Glauben Sie mir, dann hat sich die eine oder andere Zustimmung schon erledigt, denn ein Schulgirokonto erhöht genauso wenig die Selbstständigkeit von Schulen, wie ein fehlendes Konto die Selbstständigkeit begrenzt. Selbstständigkeit ist nämlich nicht von der Befugnis abhängig, ein Konto zu führen, sondern Selbstständigkeit ist abhängig von der Befugnis, Entscheidungen zu treffen

und diese auszuführen. Entscheidungen wie die Zusammensetzung der Klasse, die Klassengröße, die Gestaltung der Unterrichtsinhalte und die pädagogische Zielsetzung einer Klassenfahrt haben Einfluss auf die Selbstständigkeit von Schulen. Selbstständigkeit bedeutet also unter anderem, gemeinsam mit den Schülerinnen und Schülern Erlebnisse und Ausflüge zu planen, jedenfalls die, die zu planen sind, denn Überraschungen gibt es für die Lehrkräfte bei einer Klassenfahrt noch genügend.

Meine Fraktion will die Lehrerinnen und Lehrer aber vor einer weiteren, in diesem Falle bösen Überraschung bewahren. Wir wollen nicht, dass die Lehrkräfte vor der Fahrt zum Kassierer und nach der Fahrt zum Buchhalter werden, sondern dass weiterhin die Schulträger diese Verwaltungsaufgaben erledigen.

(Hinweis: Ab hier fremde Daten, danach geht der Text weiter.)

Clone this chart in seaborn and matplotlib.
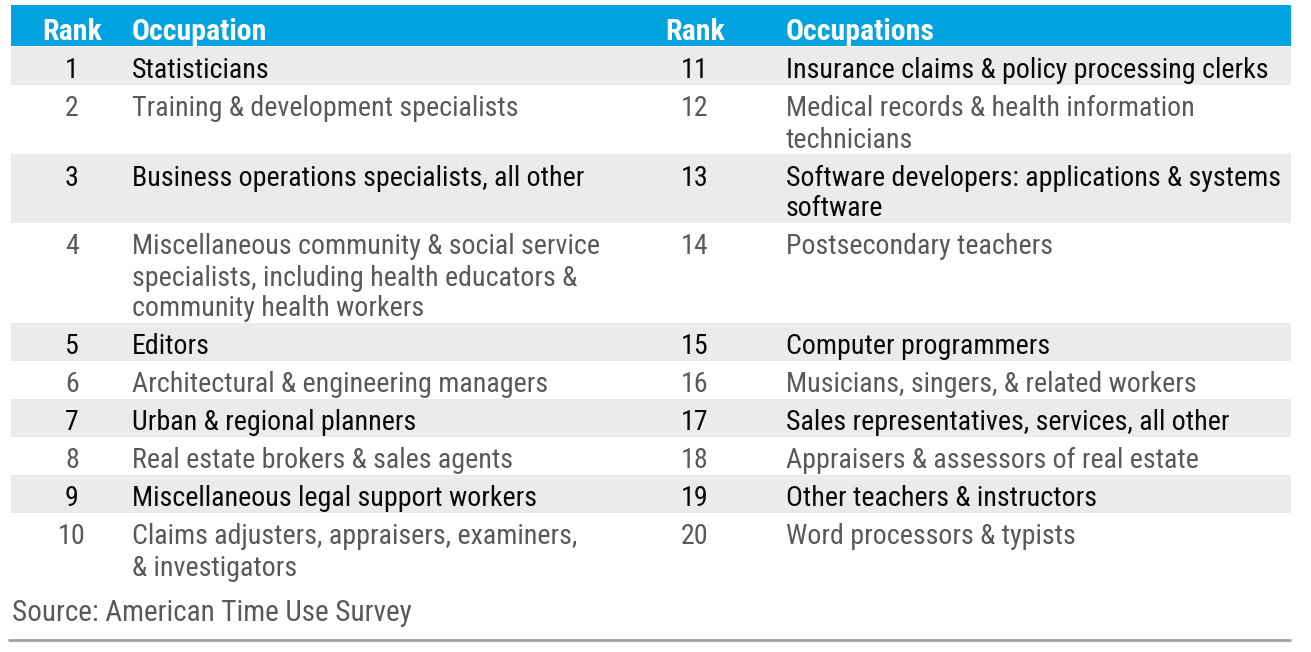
import matplotlib
matplotlib.use('Agg')
import matplotlib.pyplot as plt
import seaborn as sns

# Table contents
ranks_left = [1, 2, 3, 4, 5, 6, 7, 8, 9, 10]
occupations_left = [
    "Statisticians",
    "Training & development specialists",
    "Business operations specialists, all other",
    "Miscellaneous community & social service\nspecialists, including health educators &\ncommunity health workers",
    "Editors",
    "Architectural & engineering managers",
    "Urban & regional planners",
    "Real estate brokers & sales agents",
    "Miscellaneous legal support workers",
    "Claims adjusters, appraisers, examiners,\n& investigators",
]
ranks_right = [11, 12, 13, 14, 15, 16, 17, 18, 19, 20]
occupations_right = [
    "Insurance claims & policy processing clerks",
    "Medical records & health information\ntechnicians",
    "Software developers: applications & systems\nsoftware",
    "Postsecondary teachers",
    "Computer programmers",
    "Musicians, singers, & related workers",
    "Sales representatives, services, all other",
    "Appraisers & assessors of real estate",
    "Other teachers & instructors",
    "Word processors & typists",
]
headers = ["Rank", "Occupation", "Rank", "Occupations"]
source = "Source: American Time Use Survey"

sns.set_theme(style="white")
plt.rcParams['font.family'] = ['Roboto Condensed', 'DejaVu Sans']

BLUE = '#00A3E0'
GRAY_BAND = '#EBEBEB'
DARK = '#0A0A0A'
MID = '#595959'
FS = 20.2

fig = plt.figure(figsize=(13.11, 6.52), dpi=100)
ax = fig.add_axes([0, 0, 1, 1])
ax.set_xlim(0, 1311)
ax.set_ylim(652, 0)
ax.axis('off')

x0, x1 = 11, 1291
rank_x = [72, 695]
occ_x = [132, 786]
line_h = 31

# header band
ax.axhspan(5, 46, xmin=x0 / 1311, xmax=x1 / 1311, color=BLUE, lw=0)
for x, h, ha in zip([rank_x[0], occ_x[0], rank_x[1], occ_x[1]], headers,
                    ['center', 'left', 'center', 'left']):
    ax.text(x, 40, h, ha=ha, va='baseline', color='white',
            fontsize=21.5, fontweight='bold')

# body rows
top = 47
for i in range(len(ranks_left)):
    n = max(occupations_left[i].count('\n'), occupations_right[i].count('\n')) + 1
    h = 7 + line_h * n
    shaded = i % 2 == 0
    if shaded:
        ax.axhspan(top, top + h, xmin=x0 / 1311, xmax=x1 / 1311,
                   color=GRAY_BAND, lw=0)
    col = DARK if shaded else MID
    for side, (rk, occ) in enumerate([(ranks_left[i], occupations_left[i]),
                                      (ranks_right[i], occupations_right[i])]):
        base = top + 31.5
        ax.text(rank_x[side], base, str(rk), ha='center', va='baseline',
                color=col, fontsize=FS)
        for j, line in enumerate(occ.split('\n')):
            ax.text(occ_x[side], base + j * line_h, line, ha='left',
                    va='baseline', color=col, fontsize=FS)
    top += h

ax.text(12, 621, source, ha='left', va='baseline', color=MID, fontsize=21)
ax.plot([8, x1], [640, 640], color='#A0A0A0', lw=2, solid_capstyle='butt')

fig.savefig('out.png', dpi=100)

Der Paragraf 100 des Schulgesetzes definiert klar die Aufgaben der Lehrkräfte, ich zitiere: „Lehrerin oder Lehrer im Sinne dieses Gesetzes ist, wer an einer Schule selbstständig Unterricht erteilt. … Die Lehrerinnen und Lehrer unterrichten und erziehen in eigener pädagogischer Verantwortung.“ Ende des Zitats. Sie unterrichten und erziehen! Da steht nicht, dass Lehrkräfte im Nebenberuf Verwaltungsangestellte sind, es steht nichts davon, dass sie Treuhänder für Elterngelder oder entsprechende Sozialleistungen sind. Schulgirokonten erhöhen also nicht die Selbstständigkeit der Lehrkräfte, sondern ihre Mehrarbeit. Dass derzeit Lehrerinnen und Lehrer aus ihrem Verantwortungsbewusstsein gegenüber den Kindern und Jugendlichen notgedrungen als Sparkassenangestellte in die Bresche springen,

(Torsten Renz, CDU: Keine Werbung! Keine Werbung!)

darf nicht dazu führen, ihnen auch noch diese Aufgabe per Gesetz überzuhelfen.

Sehr geehrte Damen und Herren, die Bündnisgrünen beklagen, dass gegenwärtig – ich zitiere aus der Antragsbegründung – „alle Fremdmitteleinnahmen und deren Ausgaben (zum Beispiel Elternbeiträge für Schul- fahrten, … EU-Mittel, … Mittel aus dem Bildungs- und Teilhabepaket) entweder auf Privatkonten von Lehrern bzw. Lehrerinnen oder Eltern, auf Klassenkonten oder auf dem Konto eines Schulfördervereins oder über die zuständigen Ämter verwaltet werden.“ Ende des Zitats. Mal abgesehen davon, dass für EU-Mittel und für Mittel aus dem Bildungs- und Teilhabepaket durchgängig von öffentlichen Trägern geführte Konten zwingend erforderlich sind, sagen die Antragsteller selbst, dass die zuständigen Ämter diese Aufgabe erledigen.